_Requirement_. Each line below should be retyped exactly, with no pictures.

_Given data_.
|---|
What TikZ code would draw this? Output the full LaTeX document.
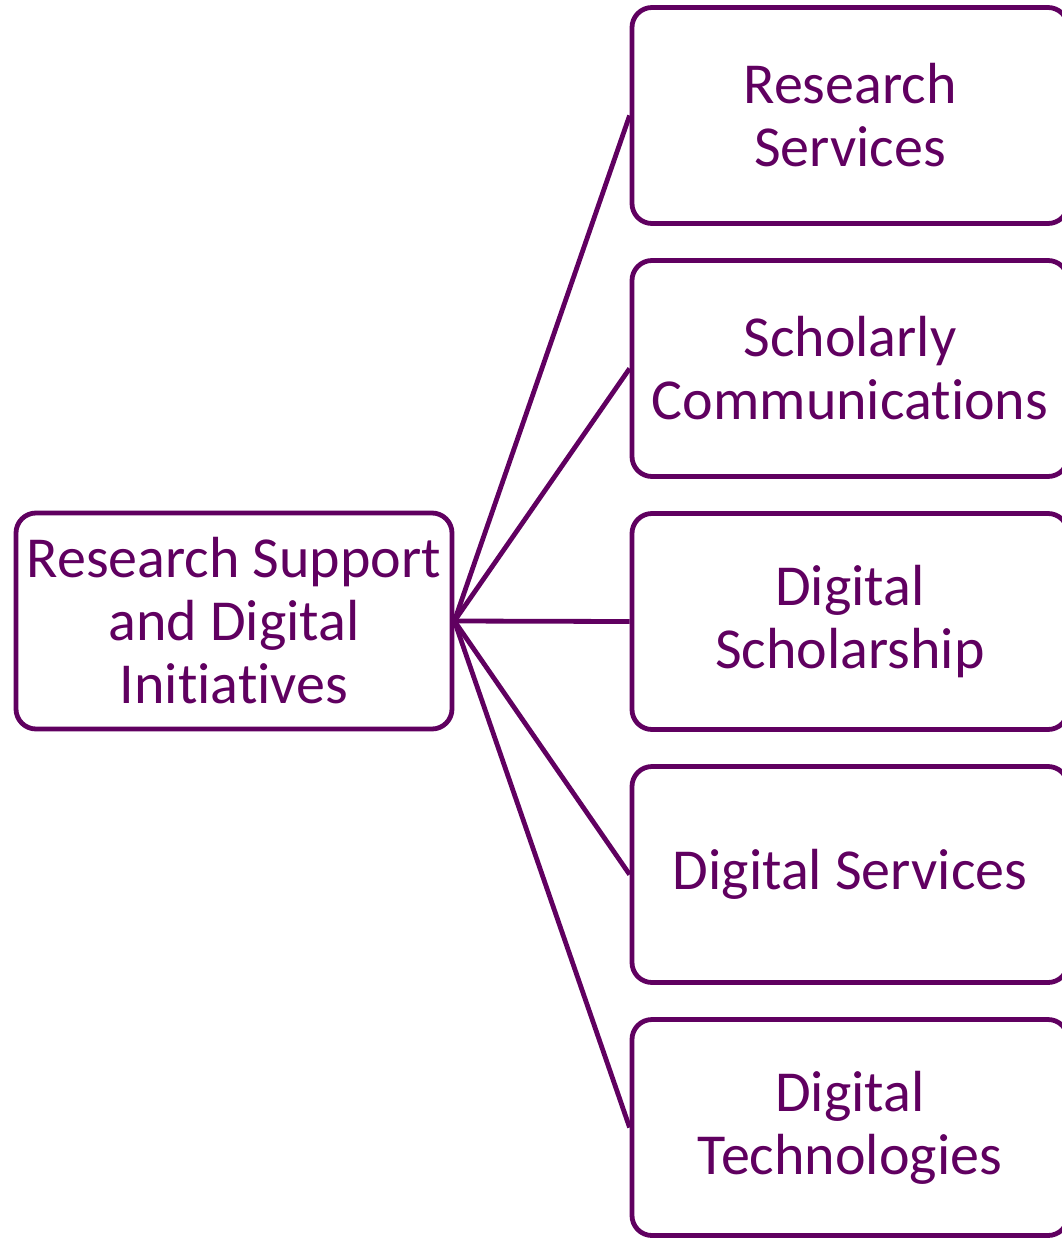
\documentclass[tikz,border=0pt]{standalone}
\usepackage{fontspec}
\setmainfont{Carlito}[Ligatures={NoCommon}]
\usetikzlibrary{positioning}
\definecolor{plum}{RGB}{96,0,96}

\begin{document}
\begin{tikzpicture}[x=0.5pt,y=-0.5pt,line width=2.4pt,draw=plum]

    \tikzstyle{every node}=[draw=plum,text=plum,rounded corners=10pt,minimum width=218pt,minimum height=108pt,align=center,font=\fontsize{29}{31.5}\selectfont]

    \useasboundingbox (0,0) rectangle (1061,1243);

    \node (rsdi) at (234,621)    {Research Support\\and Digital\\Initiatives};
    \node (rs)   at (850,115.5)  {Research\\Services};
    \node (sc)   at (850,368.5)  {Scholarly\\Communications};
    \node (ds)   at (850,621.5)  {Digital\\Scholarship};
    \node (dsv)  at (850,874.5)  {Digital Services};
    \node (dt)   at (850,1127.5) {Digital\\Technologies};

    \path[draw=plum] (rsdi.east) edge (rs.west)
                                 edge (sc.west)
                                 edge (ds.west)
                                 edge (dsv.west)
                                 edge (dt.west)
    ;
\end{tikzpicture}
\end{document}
|---|
_Task response_.
What TikZ code would draw this? Output the full LaTeX document.
\documentclass[tikz,border=0pt]{standalone}
\usepackage{fontspec}
\setmainfont{Carlito}[Ligatures={NoCommon}]
\usetikzlibrary{positioning}
\definecolor{plum}{RGB}{96,0,96}

\begin{document}
\begin{tikzpicture}[x=0.5pt,y=-0.5pt,line width=2.4pt,draw=plum]

    \tikzstyle{every node}=[draw=plum,text=plum,rounded corners=10pt,minimum width=218pt,minimum height=108pt,align=center,font=\fontsize{29}{31.5}\selectfont]

    \useasboundingbox (0,0) rectangle (1061,1243);

    \node (rsdi) at (234,621)    {Research Support\\and Digital\\Initiatives};
    \node (rs)   at (850,115.5)  {Research\\Services};
    \node (sc)   at (850,368.5)  {Scholarly\\Communications};
    \node (ds)   at (850,621.5)  {Digital\\Scholarship};
    \node (dsv)  at (850,874.5)  {Digital Services};
    \node (dt)   at (850,1127.5) {Digital\\Technologies};

    \path[draw=plum] (rsdi.east) edge (rs.west)
                                 edge (sc.west)
                                 edge (ds.west)
                                 edge (dsv.west)
                                 edge (dt.west)
    ;
\end{tikzpicture}
\end{document}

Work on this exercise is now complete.